The most complex subduction systems on Earth extend from the Java–Sumatra trench eastward across Indonesia and the Solomon Islands to Vanuatu and the Tonga–Kermadec trench. The northern end of the Sunda Plate is in southwest China at the Red River right-lateral fault zone south of the Xianshuihe and other left-lateral faults. The Sunda Plate includes the Shan Plateau east of the Sagaing fault in Myanmar, and extends across Malaysia into western Indonesia. The Philippines contains trenches on both west and east sides, extending south from Taiwan, covered in Chapter 9. Eastern Indonesia includes the eastern end of the Java–Sumatra subduction zone, which has ridden up over the passive margin of the Australia Plate, as well as the complex, arcuate subduction zones of Sulawesi, Halmahera, the Banda Sea, the island of New Guinea, and islands to the east. The Kermadec trench extends southward into the Hikurangi trench off the east coast of the North Island of New Zealand. These regions have been the object of interest for nearly a century, but except for New Zealand, the Philippines, and Sumatra, the study of crustal faults in most of this region is in an early stage relative to study of the subduction zones.

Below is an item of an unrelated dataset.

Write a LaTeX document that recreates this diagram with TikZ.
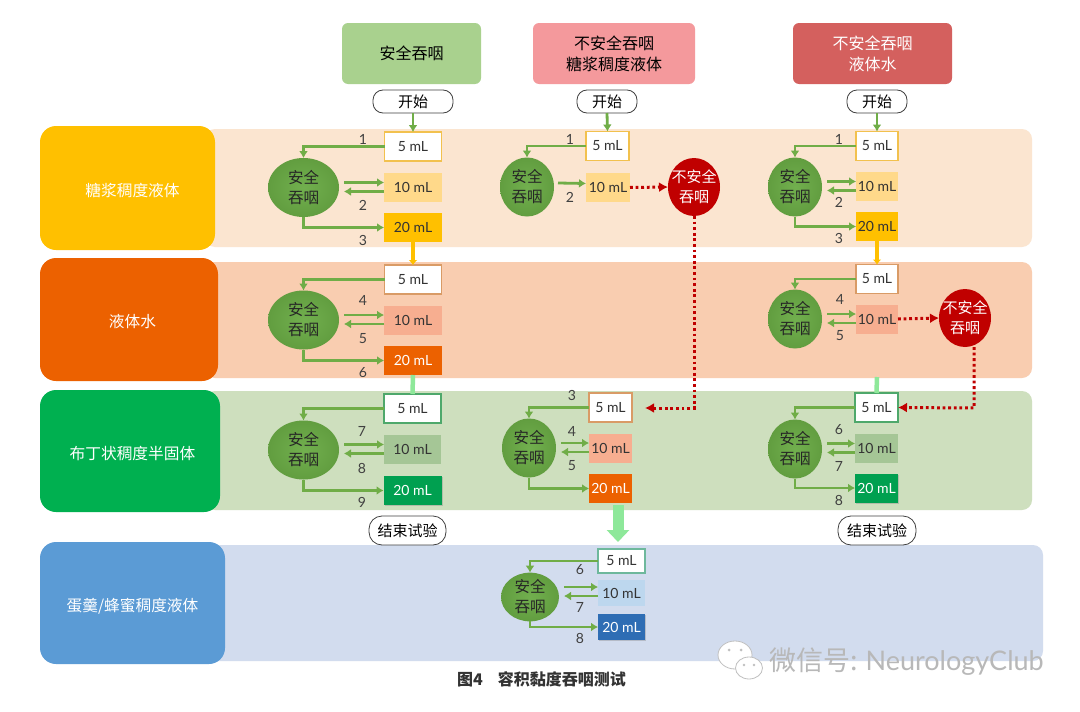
\documentclass[tikz,border=0pt]{standalone}
\usepackage{fontspec}
\setmainfont{Noto Sans CJK SC}
\newfontfamily\latinfont{Lato}
\usetikzlibrary{arrows.meta,shadows,shapes.geometric}

\definecolor{bandyellow}{HTML}{FBE5D0}
\definecolor{bandorange}{HTML}{F9CDB0}
\definecolor{bandgreen}{HTML}{CEDFBE}
\definecolor{bandblue}{HTML}{D2DCEE}
\definecolor{swallowgreen}{HTML}{6AAB45}
\definecolor{pathgreen}{HTML}{70AD47}
\definecolor{unsafered}{HTML}{C00000}
\definecolor{softorange}{HTML}{F7AE90}
\definecolor{softyellow}{HTML}{FFD98A}
\definecolor{softgreen}{HTML}{A5C696}
\definecolor{softblue}{HTML}{BDD7EE}
\definecolor{rimyellow}{HTML}{F2C14E}
\definecolor{rimorange}{HTML}{D99B66}
\definecolor{rimgreen}{HTML}{4EA86B}
\definecolor{rimteal}{HTML}{6EB89C}
\definecolor{fullyellow}{HTML}{FFC000}
\definecolor{fullorange}{HTML}{EC6100}
\definecolor{fullgreen}{HTML}{00A050}
\definecolor{fullblue}{HTML}{2E6DB4}
\definecolor{titlegreen}{HTML}{00B050}
\definecolor{titleblue}{HTML}{5B9BD5}
\definecolor{headgreen}{HTML}{A9D18E}
\definecolor{headpink}{HTML}{F4999C}
\definecolor{headred}{HTML}{D4605E}
\definecolor{palegreen}{HTML}{8EE89A}

\tikzset{
  every node/.style={inner sep=0pt, outer sep=0pt, align=center},
  band/.style={fill=#1, rounded corners=10pt},
  rowtitle/.style={fill=#1, rounded corners=16pt, text=white, text height=18pt, text depth=2pt, font=\fontsize{15.7}{18}\selectfont},
  header/.style={fill=#1, rounded corners=6pt, minimum height=61, font=\fontsize{16}{21}\selectfont},
  terminal/.style={draw=black!75, fill=white, rounded corners=10pt, line width=.8pt, font=\fontsize{15}{18}\selectfont},
  safe/.style={ellipse, inner color=swallowgreen!95!white, outer color=swallowgreen!92!black, text=black!85,
    minimum width=54, minimum height=59, font=\fontsize{15.5}{20}\selectfont},
  unsafe/.style={ellipse, fill=unsafered, text=white, inner xsep=-4.5pt, minimum width=52, minimum height=58, font=\fontsize{15}{20}\selectfont},
  volume/.style={minimum height=29, text=black!80, font=\latinfont\fontsize{14}{16}\selectfont},
  plainvol/.style={volume, draw=#1, fill=white, line width=1.5pt},
  softvol/.style={volume, fill=#1},
  fullvol/.style={volume, fill=#1, text=white},
  softshadow/.style={drop shadow={opacity=.35,shadow xshift=1pt,shadow yshift=-1pt}},
  stepnum/.style={text=black!75, font=\latinfont\fontsize{14}{16}\selectfont},
  trail/.style={draw=pathgreen, line width=2.8pt, -{Latex[length=7pt,width=9pt]}},
  redtrail/.style={draw=unsafered, line width=3pt, dash pattern=on 2.8pt off 2.8pt, -{Latex[length=9pt,width=10pt]}},
  hop/.style={draw=#1, line width=3.5pt, -{Latex[length=5pt,width=9pt]}},
  bridge/.style={draw=#1, line width=4.5pt}
}

% connectors of one trial: circle, 5 mL box, 10 mL box
\newcommand{\backtosafe}[2]{\draw[trail] (#2.west) -| (#1.north);}
\newcommand{\swapsafe}[3]{
  \coordinate (#1r) at (#2.west -| #1.east);
  \draw[trail] ([xshift=5pt,yshift=#3pt]#1r) -- ([yshift=#3pt]#2.west);
  \draw[trail] ([yshift=-9pt,yshift=#3pt]#2.west) -- ([xshift=5pt,yshift=-9pt,yshift=#3pt]#1r);}
\newcommand{\onsafe}[2]{\draw[trail] (#1.south) |- (#2.west);}

\begin{document}
\begin{tikzpicture}[x=1pt,y=-1pt]
  \useasboundingbox (0,0) rectangle (1080,712);
  \fill[white] (0,0) rectangle (1080,712);

  % bands
  \fill[band=bandyellow] (205,129) rectangle (1032,247);
  \fill[band=bandorange] (205,262) rectangle (1032,378);
  \fill[band=bandgreen]  (205,391) rectangle (1032,510);
  \fill[band=bandblue]   (205,545) rectangle (1043,661);

  \node[rowtitle=fullyellow, minimum width=175, minimum height=124] (rowa) at (127.5,188) {\hspace*{10pt}糖浆稠度液体};
  \node[rowtitle=fullorange, minimum width=178, minimum height=123] (rowb) at (129,319.5) {\hspace*{7pt}液体水};
  \node[rowtitle=titlegreen, minimum width=180, minimum height=122] (rowc) at (130,451) {\hspace*{5pt}布丁状稠度半固体};
  \node[rowtitle=titleblue, minimum width=185, minimum height=122] (rowd) at (132.5,603) {蛋羹/蜂蜜稠度液体};

  % headers
  \node[header=headgreen, minimum width=139] (heada) at (411.5,53.5) {安全吞咽};
  \node[header=headpink, minimum width=162] (headb) at (614,53.5) {不安全吞咽\\糖浆稠度液体};
  \node[header=headred, minimum width=159, text=white] (headc) at (872.5,53.5) {不安全吞咽\\液体水};

  \node[terminal, minimum width=80, minimum height=23] (starta) at (413,101.5) {开始};
  \node[terminal, minimum width=60, minimum height=23] (startb) at (607,101.5) {开始};
  \node[terminal, minimum width=60, minimum height=23] (startc) at (877,101.5) {开始};

  % column 1
  \node[safe, minimum width=71] (ca1) at (303.5,187.5) {安全\\吞咽};
  \node[plainvol=rimyellow, minimum width=57] (a15) at (413,146.5) {5 mL};
  \node[softvol=softyellow, minimum width=58] (a110) at (413,187.5) {10 mL};
  \node[fullvol=fullyellow, text=black!80, minimum width=58] (a120) at (413,227.5) {20 mL};
  \node[stepnum] (na11) at (363,139) {1};
  \node[stepnum] (na12) at (363,205) {2};
  \node[stepnum] (na13) at (363,240) {3};

  \node[safe, minimum width=71] (ca2) at (303.5,320) {安全\\吞咽};
  \node[plainvol=rimorange, minimum width=57] (a25) at (413,279.5) {5 mL};
  \node[softvol=softorange, minimum width=58] (a210) at (413,320) {10 mL};
  \node[fullvol=fullorange, minimum width=58] (a220) at (413,360.5) {20 mL};
  \node[stepnum] (na21) at (363,300) {4};
  \node[stepnum] (na22) at (363,339) {5};
  \node[stepnum] (na23) at (363,373) {6};

  \node[safe, minimum width=71] (ca3) at (303.5,450) {安全\\吞咽};
  \node[plainvol=rimgreen, minimum width=57] (a35) at (412.5,408.5) {5 mL};
  \node[softvol=softgreen, minimum width=57] (a310) at (412.5,449.5) {10 mL};
  \node[fullvol=fullgreen, minimum width=58, softshadow] (a320) at (412.5,490.5) {20 mL};
  \node[stepnum] (na31) at (362,431) {7};
  \node[stepnum] (na32) at (362,468) {8};
  \node[stepnum] (na33) at (362,502) {9};

  % column 2
  \node[safe] (cb1) at (527,187) {安全\\吞咽};
  \node[plainvol=rimyellow, minimum width=43] (b15) at (607.5,146) {5 mL};
  \node[softvol=softyellow, minimum width=44] (b110) at (608,187.5) {10 mL};
  \node[unsafe] (ub1) at (694,187) {不安全\\吞咽};
  \node[stepnum] (nb11) at (570,139) {1};
  \node[stepnum] (nb12) at (570,197) {2};

  \node[safe] (cb3) at (529,448) {安全\\吞咽};
  \node[plainvol=rimorange, minimum width=43] (b35) at (610.5,407.5) {5 mL};
  \node[softvol=softorange, minimum width=43] (b310) at (610.5,448) {10 mL};
  \node[fullvol=fullorange, minimum width=43] (b320) at (610.5,488.5) {20 mL};
  \node[stepnum] (nb31) at (572,395) {3};
  \node[stepnum] (nb32) at (572,431) {4};
  \node[stepnum] (nb33) at (572,466) {5};

  \node[safe, minimum width=58, minimum height=44] (cb4) at (530,597) {安全\\吞咽};
  \node[plainvol=rimteal, minimum width=47, minimum height=24] (b45) at (621.5,561) {5 mL};
  \node[softvol=softblue, minimum width=47, minimum height=26] (b410) at (621.5,593) {10 mL};
  \node[fullvol=fullblue, minimum width=47, minimum height=26, softshadow] (b420) at (621.5,627) {20 mL};
  \node[stepnum] (nb41) at (580,570) {6};
  \node[stepnum] (nb42) at (580,607) {7};
  \node[stepnum] (nb43) at (580,638) {8};

  % column 3
  \node[safe] (cc1) at (795,187) {安全\\吞咽};
  \node[plainvol=rimyellow, minimum width=42] (c15) at (877,146) {5 mL};
  \node[softvol=softyellow, minimum width=42] (c110) at (877,186.5) {10 mL};
  \node[fullvol=fullyellow, text=black!80, minimum width=42] (c120) at (877,226.5) {20 mL};
  \node[stepnum] (nc11) at (839,139) {1};
  \node[stepnum] (nc12) at (839,202) {2};
  \node[stepnum] (nc13) at (839,238) {3};

  \node[safe] (cc2) at (795,319) {安全\\吞咽};
  \node[plainvol=rimorange, minimum width=42] (c25) at (877,279) {5 mL};
  \node[softvol=softorange, minimum width=42] (c210) at (877,319) {10 mL};
  \node[unsafe] (uc2) at (965,318) {不安全\\吞咽};
  \node[stepnum] (nc21) at (840,299) {4};
  \node[stepnum] (nc22) at (840,336) {5};

  \node[safe] (cc3) at (795,449) {安全\\吞咽};
  \node[plainvol=rimgreen, minimum width=43] (c35) at (876.5,407.5) {5 mL};
  \node[softvol=softgreen, minimum width=43] (c310) at (876.5,448.5) {10 mL};
  \node[fullvol=fullgreen, minimum width=43, softshadow] (c320) at (876.5,488) {20 mL};
  \node[stepnum] (nc31) at (839,430) {6};
  \node[stepnum] (nc32) at (839,466) {7};
  \node[stepnum] (nc33) at (839,500) {8};

  \node[terminal, rounded corners=13pt, minimum width=77, minimum height=29] (enda) at (407.5,530.5) {结束试验};
  \node[terminal, rounded corners=13pt, minimum width=78, minimum height=29] (endc) at (877,530.5) {结束试验};

  % connectors
  \draw[trail] (starta.south) -- (a15.north);
  \draw[trail] (startb.south) -- (b15.north);
  \draw[trail] (startc.south) -- (c15.north);

  \backtosafe{ca1}{a15} \swapsafe{ca1}{a110}{5} \onsafe{ca1}{a120}
  \backtosafe{ca2}{a25} \swapsafe{ca2}{a210}{5} \onsafe{ca2}{a220}
  \backtosafe{ca3}{a35} \swapsafe{ca3}{a310}{5} \onsafe{ca3}{a320}
  \backtosafe{cb1}{b15}
  \draw[trail] ([xshift=4pt,yshift=4pt]cb1.east) -- ([yshift=4pt]b110.west);
  \backtosafe{cb3}{b35} \swapsafe{cb3}{b310}{5} \onsafe{cb3}{b320}
  \backtosafe{cb4}{b45} \swapsafe{cb4}{b410}{6} \onsafe{cb4}{b420}
  \backtosafe{cc1}{c15} \swapsafe{cc1}{c110}{5} \onsafe{cc1}{c120}
  \backtosafe{cc2}{c25} \swapsafe{cc2}{c210}{5}
  \backtosafe{cc3}{c35} \swapsafe{cc3}{c310}{5} \onsafe{cc3}{c320}

  \draw[hop=fullyellow] (a120.south) -- (a25.north);
  \draw[hop=fullyellow] (c120.south) -- (c25.north);
  \draw[bridge=palegreen] (a220.south) -- (a35.north);
  \coordinate (brc) at (877,377);
  \draw[bridge=palegreen] (brc) -- (c35.north);

  \coordinate (bigtop) at (618,505);
  \coordinate (bigtip) at (618,542);
  \draw[draw=palegreen, line width=11pt, -{Triangle[length=12pt,width=22pt]}] (bigtop) -- (bigtip);

  \coordinate (redb) at (645,408);
  \draw[redtrail] (b110.east) -- (ub1.west);
  \draw[redtrail] (ub1.south) |- (redb);
  \coordinate (redc) at (974,408);
  \draw[redtrail] (c210.east) -- (uc2.west);
  \draw[redtrail] ([xshift=9pt]uc2.south) -- (redc) -- (c35.east);

  \node[font=\bfseries\fontsize{16}{19}\selectfont, text=black!80] (caption) at (541.5,679) {图4\hspace{15pt}容积黏度吞咽测试};

  % watermark
  \draw[black!25, fill=white, line width=.8pt] (735,655) ellipse (17 and 14);
  \draw[black!25, fill=white, line width=.8pt] (749,668) ellipse (13.5 and 11);
  \fill[black!25] (729,650) circle (1.5) (741,650) circle (1.5) (744,665) circle (1.3) (754,665) circle (1.3);
  \node[text=black!28, font=\fontsize{27}{30}\selectfont, anchor=west] (mark) at (769,662) {微信号: \latinfont NeurologyClub};
\end{tikzpicture}
\end{document}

New Zealand is one of the most advanced nations on Earth in the understanding of its earthquake faults, in part because an active strike-slip fault extends through Wellington, its capital city, and in part because the country has been struck by damaging earthquakes in 1848, 1855, 1888, 1929, 1931, 1968, and most recently in 2011. Like the Philippines, New Zealand contains trenches on both sides with opposite vergence, and, also like the Philippines, these trenches are connected by major plate-boundary strike-slip faults, the Philippine fault of the Philippines and the Alpine fault of New Zealand. Australia, to the west, is a stable continental region, but it has been struck by a special class of SCR earthquakes that in several cases strike the same fault only once, a different problem than SCR earthquakes in New Madrid in the American Midwest or the Kachchh region of India. In this and the previous chapters, I take a more restricted view of SCR earthquakes and continental microplates. For example, the Ordos region of North China is bounded by faults that have generated large earthquakes, but these earthquakes are not included as SCR events, even though the Ordos is not on a plate boundary.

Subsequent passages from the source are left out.